If we want to make a prediction of the actual life expectancy for the cohort born in 1955, we need to
predict their own future mortality rates. Predicted mortality probabilities are generally below the actual
mortality probabilities of the past.

If there are declining trends in mortality over time, then the period life expectancy generally
underestimates the cohort life expectancy for new cohorts. That is because, for the period life expectancy,
at each point in time you use older survival probabilities while we know that younger cohorts are generally
healthier and therefore have lower mortality probabilities (or higher survival probabilities).

How to make cohort life tables?

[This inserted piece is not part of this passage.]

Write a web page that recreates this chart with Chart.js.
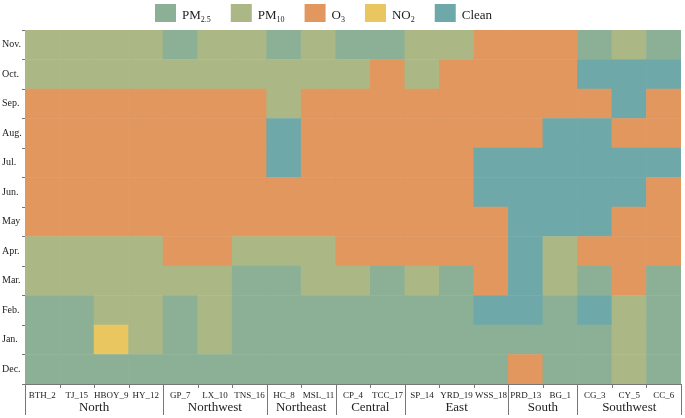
<!DOCTYPE html>
<html lang="en">
<head>
    <meta charset="UTF-8">
    <title>Dominant pollutant by month</title>
    <script src="https://cdn.jsdelivr.net/npm/chart.js@4.4.0/dist/chart.umd.min.js"></script>
    <style>
        html, body { margin: 0; padding: 0; background: #ffffff; }
        #wrap { width: 685px; height: 418px; }
    </style>
</head>
<body>
<div id="wrap"><canvas id="heatChart"></canvas></div>
<script>

    // sites in column order, and the region each one belongs to
    const sites  = ['BTH_2', 'TJ_15', 'HBOY_9', 'HY_12', 'GP_7', 'LX_10', 'TNS_16', 'HC_8', 'MSL_11',
                    'CP_4', 'TCC_17', 'SP_14', 'YRD_19', 'WSS_18', 'PRD_13', 'BG_1', 'CG_3', 'CY_5', 'CC_6'];
    const groups     = ['North', 'Northwest', 'Northeast', 'Central', 'East', 'South', 'Southwest'];
    const groupSizes = [4, 3, 2, 2, 3, 2, 3];

    // months as shown on the y axis, top to bottom
    const months = ['Nov.', 'Oct.', 'Sep.', 'Aug.', 'Jul.', 'Jun.', 'May', 'Apr.', 'Mar.', 'Feb.', 'Jan.', 'Dec.'];

    // P = PM2.5, M = PM10, O = O3, N = NO2, C = Clean
    const nov = ['M','M','M','M','P','M','M','P','M','P','P','M','M','O','O','O','P','M','P'];
    const oct = ['M','M','M','M','M','M','M','M','M','M','O','M','O','O','O','O','C','C','C'];
    const sep = ['O','O','O','O','O','O','O','M','O','O','O','O','O','O','O','O','O','C','O'];
    const aug = ['O','O','O','O','O','O','O','C','O','O','O','O','O','O','O','C','C','O','O'];
    const jul = ['O','O','O','O','O','O','O','C','O','O','O','O','O','C','C','C','C','C','C'];
    const jun = ['O','O','O','O','O','O','O','O','O','O','O','O','O','C','C','C','C','C','O'];
    const may = ['O','O','O','O','O','O','O','O','O','O','O','O','O','O','C','C','C','O','O'];
    const apr = ['M','M','M','M','O','O','M','M','M','O','O','O','O','O','C','M','O','O','O'];
    const mar = ['M','M','M','M','M','M','P','P','M','M','P','M','P','O','C','M','P','O','P'];
    const feb = ['P','P','M','M','P','M','P','P','P','P','P','P','P','C','C','P','C','M','P'];
    const jan = ['P','P','N','M','P','M','P','P','P','P','P','P','P','P','P','P','P','M','P'];
    const dec = ['P','P','P','P','P','P','P','P','P','P','P','P','P','P','O','P','P','M','P'];

    const monthRows = [nov, oct, sep, aug, jul, jun, may, apr, mar, feb, jan, dec];

    const legendCodes = ['P', 'M', 'O', 'N', 'C'];
    const legendMain  = ['PM', 'PM', 'O', 'NO', 'Clean'];
    const legendSub   = ['2.5', '10', '3', '2', ''];

    const colors = {
        P: '#8cb096',
        M: '#abb886',
        O: '#e2975f',
        N: '#e9c65f',
        C: '#6fa8a9'
    };

    const serif = '"Liberation Serif", "DejaVu Serif", serif';

    // stack from the bottom row (Dec.) up to the top row (Nov.)
    let datasets = [];
    for ( let r = monthRows.length - 1; r >= 0; r-- ) {
        const row = monthRows[r];
        datasets.push({
            label: months[r],
            data: sites.map(() => 1),
            backgroundColor: row.map(code => colors[code]),
            borderWidth: 0,
            barPercentage: 1.0,
            categoryPercentage: 1.0,
            yAxisID: 'y'
        });
    }

    // legend with subscripts, drawn above the chart area
    const legendPlugin = {
        id: 'subLegend',
        afterDraw(chart) {
            const ctx = chart.ctx;
            let x = 155;
            ctx.save();
            for ( let i = 0; i < legendCodes.length; i++ ) {
                ctx.fillStyle = colors[legendCodes[i]];
                ctx.fillRect(x, 4, 21, 18);
                x += 27;
                ctx.fillStyle = '#222';
                ctx.textBaseline = 'alphabetic';
                ctx.textAlign = 'left';
                ctx.font = '13px ' + serif;
                ctx.fillText(legendMain[i], x, 18.5);
                x += ctx.measureText(legendMain[i]).width;
                if ( legendSub[i] !== '' ) {
                    ctx.font = '8px ' + serif;
                    ctx.fillText(legendSub[i], x, 21.5);
                    x += ctx.measureText(legendSub[i]).width;
                }
                x += 20;
            }
            ctx.restore();
        }
    };

    // region brackets under the site labels
    const groupPlugin = {
        id: 'groupAxis',
        afterDraw(chart) {
            const ctx = chart.ctx;
            const area = chart.chartArea;
            const colW = (area.right - area.left) / sites.length;
            const bottom = area.bottom;
            ctx.save();
            ctx.strokeStyle = '#777';
            ctx.lineWidth = 1;
            ctx.beginPath();
            ctx.moveTo(area.left, bottom + 0.5);
            ctx.lineTo(area.right, bottom + 0.5);
            ctx.stroke();

            let boundaries = [0];
            let acc = 0;
            for ( let g = 0; g < groupSizes.length; g++ ) {
                acc += groupSizes[g];
                boundaries.push(acc);
            }

            for ( let i = 0; i <= sites.length; i++ ) {
                const px = Math.round(area.left + i * colW) + 0.5;
                const long = boundaries.includes(i);
                ctx.beginPath();
                ctx.moveTo(px, bottom);
                ctx.lineTo(px, long ? bottom + 31 : bottom + 4);
                ctx.stroke();
            }

            ctx.fillStyle = '#222';
            ctx.font = '13px ' + serif;
            ctx.textAlign = 'center';
            ctx.textBaseline = 'middle';
            for ( let g = 0; g < groups.length; g++ ) {
                const mid = area.left + (boundaries[g] + boundaries[g + 1]) / 2 * colW;
                ctx.fillText(groups[g], mid, bottom + 24);
            }
            ctx.restore();
        }
    };

    const ctx = document.getElementById('heatChart').getContext('2d');
    const heatChart = new Chart(ctx, {
        type: 'bar',
        data: {
            labels: sites,
            datasets: datasets
        },
        options: {
            responsive: true,
            maintainAspectRatio: false,
            animation: false,
            layout: {
                padding: { top: 30, right: 4, left: 2, bottom: 0 }
            },
            plugins: {
                legend: { display: false },
                tooltip: { enabled: false }
            },
            scales: {
                x: {
                    stacked: true,
                    grid: { display: false, drawTicks: false },
                    border: { display: false },
                    ticks: {
                        autoSkip: false,
                        maxRotation: 0,
                        padding: 6,
                        color: '#222',
                        font: { family: serif, size: 9 }
                    },
                    afterFit(scale) { scale.height = 34; }
                },
                y: {
                    stacked: true,
                    display: false,
                    min: 0,
                    max: 12
                },
                yMonth: {
                    type: 'category',
                    labels: months,
                    position: 'left',
                    offset: true,
                    grid: {
                        display: true,
                        offset: true,
                        drawOnChartArea: false,
                        drawTicks: true,
                        tickLength: 3,
                        color: '#777'
                    },
                    border: { display: false },
                    ticks: {
                        crossAlign: 'far',
                        padding: 2,
                        color: '#222',
                        font: { family: serif, size: 10 }
                    },
                    afterFit(scale) { scale.width = 23; }
                }
            }
        },
        plugins: [legendPlugin, groupPlugin]
    });

</script>
</body>
</html>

One way to look
at this is by using a Lexis diagram, as shown on
the right. A Lexis diagram basically uses the same
inputs for period life expectancy (one of the
columns), but then extended over multiple years.
The figure presents mortality probabilities at a
particular year by age for the base year (y) and
the years thereafter. So, we have mortality
probabilities across age and across time. If we
want to follow a particular cohort, we have to go
diagonally through the Lexis diagram. For
instance, if we want to know the mortality probabilities at different ages for people who were aged X in
year y, then we need to look at the mortality probabilities of X+1 in year y+1, X+2 in year y+2, et cetera.